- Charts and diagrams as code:
++++++++
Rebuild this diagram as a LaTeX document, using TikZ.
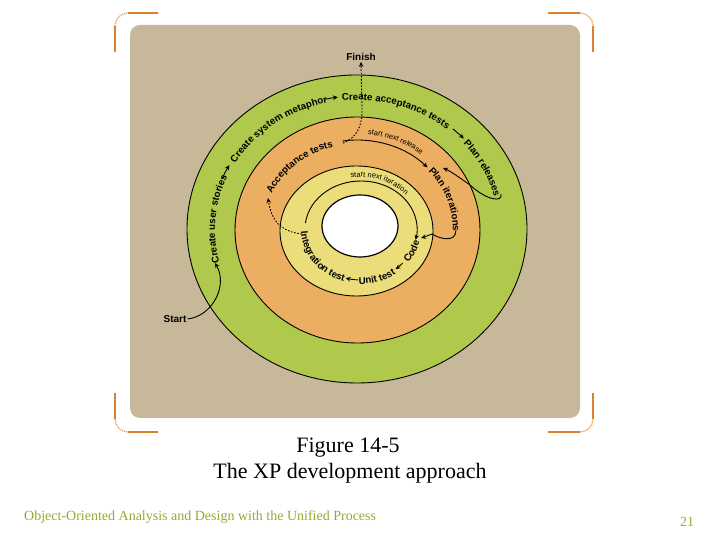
\documentclass[tikz,border=0pt]{standalone}
\usepackage{fontspec}
\setmainfont{Liberation Serif}
\setsansfont{Liberation Sans}
\usetikzlibrary{decorations.text,arrows.meta}
\definecolor{bg}{RGB}{200,184,154}
\definecolor{ringgreen}{RGB}{176,200,76}
\definecolor{ringorange}{RGB}{236,174,96}
\definecolor{ringyellow}{RGB}{235,221,122}
\definecolor{bracket}{RGB}{217,130,43}
\definecolor{footer}{RGB}{150,170,50}
\newcommand\gfont{\sffamily\bfseries\fontsize{9.7}{11}\selectfont}
\newcommand\sfont{\sffamily\fontsize{7.5}{9}\selectfont}
\tikzset{
  ring/.style={draw=black,line width=0.9pt},
  arr/.style={draw=black,line width=0.9pt,-{Stealth[length=5pt,width=4.5pt]}},
  dotline/.style={draw=black,line width=0.9pt,dash pattern=on 1.6pt off 1.6pt,-{Stealth[length=5pt,width=4.5pt]}},
  lbl/.style={font=\sffamily\bfseries\fontsize{10}{11}\selectfont,inner sep=1pt},
  brk/.style={draw=bracket,line width=1.6pt},
  brkarc/.style={draw=bracket!80,line width=1.2pt,dash pattern=on 1pt off 0.8pt},
  arctext/.style={decorate,decoration={text along path,text align=left,text={#1}}}
}
\begin{document}
\begin{tikzpicture}[x=1pt,y=1pt]
\useasboundingbox (0,0) rectangle (720,540);
\fill[white] (0,0) rectangle (720,540);
% background panel
\fill[bg,rounded corners=10pt] (130,122) rectangle (580,515);
% corner brackets
\draw[brk] (158,527) -- (128,527);
\draw[brk] (115,514) -- (115,488);
\draw[brkarc] (115,514) arc[start angle=180,end angle=90,radius=13pt];
\draw[brk] (158,108) -- (128,108);
\draw[brk] (115,121) -- (115,147);
\draw[brkarc] (115,121) arc[start angle=180,end angle=270,radius=13pt];
\draw[brk] (548,527) -- (580,527);
\draw[brk] (593,514) -- (593,488);
\draw[brkarc] (580,527) arc[start angle=90,end angle=0,radius=13pt];
\draw[brk] (548,108) -- (580,108);
\draw[brk] (593,121) -- (593,147);
\draw[brkarc] (580,108) arc[start angle=270,end angle=360,radius=13pt];
% rings
\filldraw[ring,fill=ringgreen] (357,311) ellipse [x radius=170pt,y radius=154pt];
\filldraw[ring,fill=ringorange] (357.5,310) ellipse [x radius=122.5pt,y radius=113pt];
\filldraw[ring,fill=ringyellow] (356.5,309) ellipse [x radius=76.5pt,y radius=65pt];
\filldraw[ring,line width=1.2pt,fill=white] (360,314) ellipse [x radius=38pt,y radius=31pt];
% green ring texts
\path[arctext={|\gfont|Create user stories}] (357,310) ++(194.5:142pt and 130pt) arc[start angle=194.5,end angle=120,x radius=142pt,y radius=130pt];
\path[arctext={|\gfont|Create system metaphor}] (357,310) ++(149:142pt and 130pt) arc[start angle=149,end angle=60,x radius=142pt,y radius=130pt];
\path[arctext={|\gfont|Create acceptance tests}] (357,310) ++(96:142pt and 130pt) arc[start angle=96,end angle=20,x radius=142pt,y radius=130pt];
\path[arctext={|\gfont|Plan releases}] (357,310) ++(41.5:142pt and 130pt) arc[start angle=41.5,end angle=-20,x radius=142pt,y radius=130pt];
\draw[arr] (357,310) ++(157.5:146pt and 134pt) arc[start angle=157.5,end angle=151,x radius=146pt,y radius=134pt];
\draw[arr] (357,310) ++(102.5:146pt and 134pt) arc[start angle=102.5,end angle=97.5,x radius=146pt,y radius=134pt];
\draw[arr] (357,310) ++(49:146pt and 134pt) arc[start angle=49,end angle=43,x radius=146pt,y radius=134pt];
% orange ring texts
\path[arctext={|\gfont|Acceptance tests}] (357,310) ++(155:94pt and 86pt) arc[start angle=155,end angle=80,x radius=94pt,y radius=86pt];
\path[arctext={|\gfont|Plan iterations}] (357,310) ++(42:96pt and 88pt) arc[start angle=42,end angle=-30,x radius=96pt,y radius=88pt];
\path[arctext={|\sfont|start next release}] (357,310) ++(84:104pt and 96pt) arc[start angle=84,end angle=20,x radius=104pt,y radius=96pt];
\draw[arr] (357,310) ++(98.5:98pt and 90pt) arc[start angle=98.5,end angle=44,x radius=98pt,y radius=90pt];
% inner texts
\path[arctext={|\sfont|start next iteration}] (361,311) ++(100:59pt and 52pt) arc[start angle=100,end angle=0,x radius=59pt,y radius=52pt];
\draw[arr] (361,311) ++(173:56pt and 48pt) arc[start angle=173,end angle=-13,x radius=56pt,y radius=48pt];
\path[arctext={|\gfont|Integration test}] (361,311) ++(183:60pt and 55pt) arc[start angle=183,end angle=280,x radius=60pt,y radius=55pt];
\path[arctext={|\gfont|Unit test}] (361,311) ++(268:60pt and 55pt) arc[start angle=268,end angle=340,x radius=60pt,y radius=55pt];
\path[arctext={|\gfont|Code}] (361,311) ++(322:60pt and 55pt) arc[start angle=322,end angle=390,x radius=60pt,y radius=55pt];
\draw[arr] (361,311) ++(318:56pt and 51pt) arc[start angle=318,end angle=308,x radius=56pt,y radius=51pt];
\draw[arr] (361,311) ++(267:56pt and 51pt) arc[start angle=267,end angle=254,x radius=56pt,y radius=51pt];
% labels
\node[lbl] (finish) at (361,483) {Finish};
\node[lbl] (start) at (175,221) {Start};
% connectors
\draw[arr] (start.east) .. controls (213,224) and (228,255) .. (215,277);
\draw[arr] (501,346) .. controls (503,337) and (486,340) .. (470,355) .. controls (460,362) and (452,368) .. (443,372);
\draw[arr] (456,310) .. controls (456,297) and (440,301) .. (432,306) .. controls (428,304) .. (421,302);
\draw[dotline] (343,397) .. controls (356,402) and (362,412) .. (362,430) -- (finish.south);
\draw[dotline] (302,306) .. controls (285,308) and (272,315) .. (268,342);
% caption and footer
\node[font=\fontsize{22}{24}\selectfont] (cap1) at (348,92) {Figure 14-5};
\node[font=\fontsize{22}{24}\selectfont] (cap2) at (350,67) {The XP development approach};
\node[font=\fontsize{14}{16}\selectfont,text=footer,anchor=west,inner sep=0pt] (foot) at (24,23) {Object-Oriented Analysis and Design with the Unified Process};
\node[font=\fontsize{14}{16}\selectfont,text=footer,inner sep=0pt] (page) at (687,18) {21};
\end{tikzpicture}
\end{document}
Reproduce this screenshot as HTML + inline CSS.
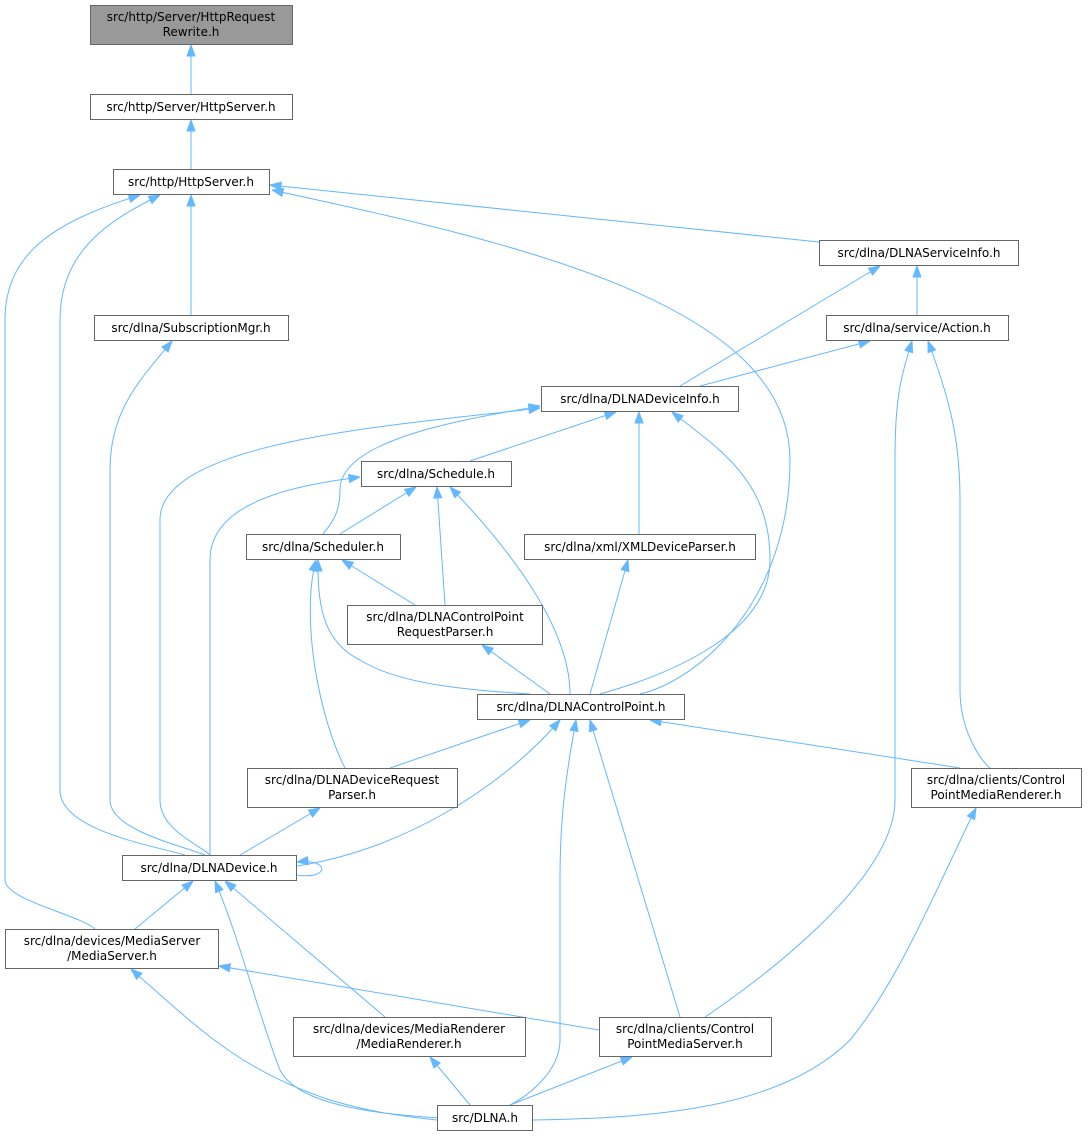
++++++++
- REQUIRED WORK: Copy out the data above exactly, except the pictures.

- ANSWER TO THE PROBLEM:
Rebuild this diagram as a LaTeX document, using TikZ.
\documentclass[tikz,border=0pt]{standalone}
\usepackage{fontspec}
\setmainfont{Liberation Serif}
\setsansfont{Liberation Sans}
\usetikzlibrary{decorations.text,arrows.meta}
\definecolor{bg}{RGB}{200,184,154}
\definecolor{ringgreen}{RGB}{176,200,76}
\definecolor{ringorange}{RGB}{236,174,96}
\definecolor{ringyellow}{RGB}{235,221,122}
\definecolor{bracket}{RGB}{217,130,43}
\definecolor{footer}{RGB}{150,170,50}
\newcommand\gfont{\sffamily\bfseries\fontsize{9.7}{11}\selectfont}
\newcommand\sfont{\sffamily\fontsize{7.5}{9}\selectfont}
\tikzset{
  ring/.style={draw=black,line width=0.9pt},
  arr/.style={draw=black,line width=0.9pt,-{Stealth[length=5pt,width=4.5pt]}},
  dotline/.style={draw=black,line width=0.9pt,dash pattern=on 1.6pt off 1.6pt,-{Stealth[length=5pt,width=4.5pt]}},
  lbl/.style={font=\sffamily\bfseries\fontsize{10}{11}\selectfont,inner sep=1pt},
  brk/.style={draw=bracket,line width=1.6pt},
  brkarc/.style={draw=bracket!80,line width=1.2pt,dash pattern=on 1pt off 0.8pt},
  arctext/.style={decorate,decoration={text along path,text align=left,text={#1}}}
}
\begin{document}
\begin{tikzpicture}[x=1pt,y=1pt]
\useasboundingbox (0,0) rectangle (720,540);
\fill[white] (0,0) rectangle (720,540);
% background panel
\fill[bg,rounded corners=10pt] (130,122) rectangle (580,515);
% corner brackets
\draw[brk] (158,527) -- (128,527);
\draw[brk] (115,514) -- (115,488);
\draw[brkarc] (115,514) arc[start angle=180,end angle=90,radius=13pt];
\draw[brk] (158,108) -- (128,108);
\draw[brk] (115,121) -- (115,147);
\draw[brkarc] (115,121) arc[start angle=180,end angle=270,radius=13pt];
\draw[brk] (548,527) -- (580,527);
\draw[brk] (593,514) -- (593,488);
\draw[brkarc] (580,527) arc[start angle=90,end angle=0,radius=13pt];
\draw[brk] (548,108) -- (580,108);
\draw[brk] (593,121) -- (593,147);
\draw[brkarc] (580,108) arc[start angle=270,end angle=360,radius=13pt];
% rings
\filldraw[ring,fill=ringgreen] (357,311) ellipse [x radius=170pt,y radius=154pt];
\filldraw[ring,fill=ringorange] (357.5,310) ellipse [x radius=122.5pt,y radius=113pt];
\filldraw[ring,fill=ringyellow] (356.5,309) ellipse [x radius=76.5pt,y radius=65pt];
\filldraw[ring,line width=1.2pt,fill=white] (360,314) ellipse [x radius=38pt,y radius=31pt];
% green ring texts
\path[arctext={|\gfont|Create user stories}] (357,310) ++(194.5:142pt and 130pt) arc[start angle=194.5,end angle=120,x radius=142pt,y radius=130pt];
\path[arctext={|\gfont|Create system metaphor}] (357,310) ++(149:142pt and 130pt) arc[start angle=149,end angle=60,x radius=142pt,y radius=130pt];
\path[arctext={|\gfont|Create acceptance tests}] (357,310) ++(96:142pt and 130pt) arc[start angle=96,end angle=20,x radius=142pt,y radius=130pt];
\path[arctext={|\gfont|Plan releases}] (357,310) ++(41.5:142pt and 130pt) arc[start angle=41.5,end angle=-20,x radius=142pt,y radius=130pt];
\draw[arr] (357,310) ++(157.5:146pt and 134pt) arc[start angle=157.5,end angle=151,x radius=146pt,y radius=134pt];
\draw[arr] (357,310) ++(102.5:146pt and 134pt) arc[start angle=102.5,end angle=97.5,x radius=146pt,y radius=134pt];
\draw[arr] (357,310) ++(49:146pt and 134pt) arc[start angle=49,end angle=43,x radius=146pt,y radius=134pt];
% orange ring texts
\path[arctext={|\gfont|Acceptance tests}] (357,310) ++(155:94pt and 86pt) arc[start angle=155,end angle=80,x radius=94pt,y radius=86pt];
\path[arctext={|\gfont|Plan iterations}] (357,310) ++(42:96pt and 88pt) arc[start angle=42,end angle=-30,x radius=96pt,y radius=88pt];
\path[arctext={|\sfont|start next release}] (357,310) ++(84:104pt and 96pt) arc[start angle=84,end angle=20,x radius=104pt,y radius=96pt];
\draw[arr] (357,310) ++(98.5:98pt and 90pt) arc[start angle=98.5,end angle=44,x radius=98pt,y radius=90pt];
% inner texts
\path[arctext={|\sfont|start next iteration}] (361,311) ++(100:59pt and 52pt) arc[start angle=100,end angle=0,x radius=59pt,y radius=52pt];
\draw[arr] (361,311) ++(173:56pt and 48pt) arc[start angle=173,end angle=-13,x radius=56pt,y radius=48pt];
\path[arctext={|\gfont|Integration test}] (361,311) ++(183:60pt and 55pt) arc[start angle=183,end angle=280,x radius=60pt,y radius=55pt];
\path[arctext={|\gfont|Unit test}] (361,311) ++(268:60pt and 55pt) arc[start angle=268,end angle=340,x radius=60pt,y radius=55pt];
\path[arctext={|\gfont|Code}] (361,311) ++(322:60pt and 55pt) arc[start angle=322,end angle=390,x radius=60pt,y radius=55pt];
\draw[arr] (361,311) ++(318:56pt and 51pt) arc[start angle=318,end angle=308,x radius=56pt,y radius=51pt];
\draw[arr] (361,311) ++(267:56pt and 51pt) arc[start angle=267,end angle=254,x radius=56pt,y radius=51pt];
% labels
\node[lbl] (finish) at (361,483) {Finish};
\node[lbl] (start) at (175,221) {Start};
% connectors
\draw[arr] (start.east) .. controls (213,224) and (228,255) .. (215,277);
\draw[arr] (501,346) .. controls (503,337) and (486,340) .. (470,355) .. controls (460,362) and (452,368) .. (443,372);
\draw[arr] (456,310) .. controls (456,297) and (440,301) .. (432,306) .. controls (428,304) .. (421,302);
\draw[dotline] (343,397) .. controls (356,402) and (362,412) .. (362,430) -- (finish.south);
\draw[dotline] (302,306) .. controls (285,308) and (272,315) .. (268,342);
% caption and footer
\node[font=\fontsize{22}{24}\selectfont] (cap1) at (348,92) {Figure 14-5};
\node[font=\fontsize{22}{24}\selectfont] (cap2) at (350,67) {The XP development approach};
\node[font=\fontsize{14}{16}\selectfont,text=footer,anchor=west,inner sep=0pt] (foot) at (24,23) {Object-Oriented Analysis and Design with the Unified Process};
\node[font=\fontsize{14}{16}\selectfont,text=footer,inner sep=0pt] (page) at (687,18) {21};
\end{tikzpicture}
\end{document}
Reproduce this screenshot as HTML + inline CSS.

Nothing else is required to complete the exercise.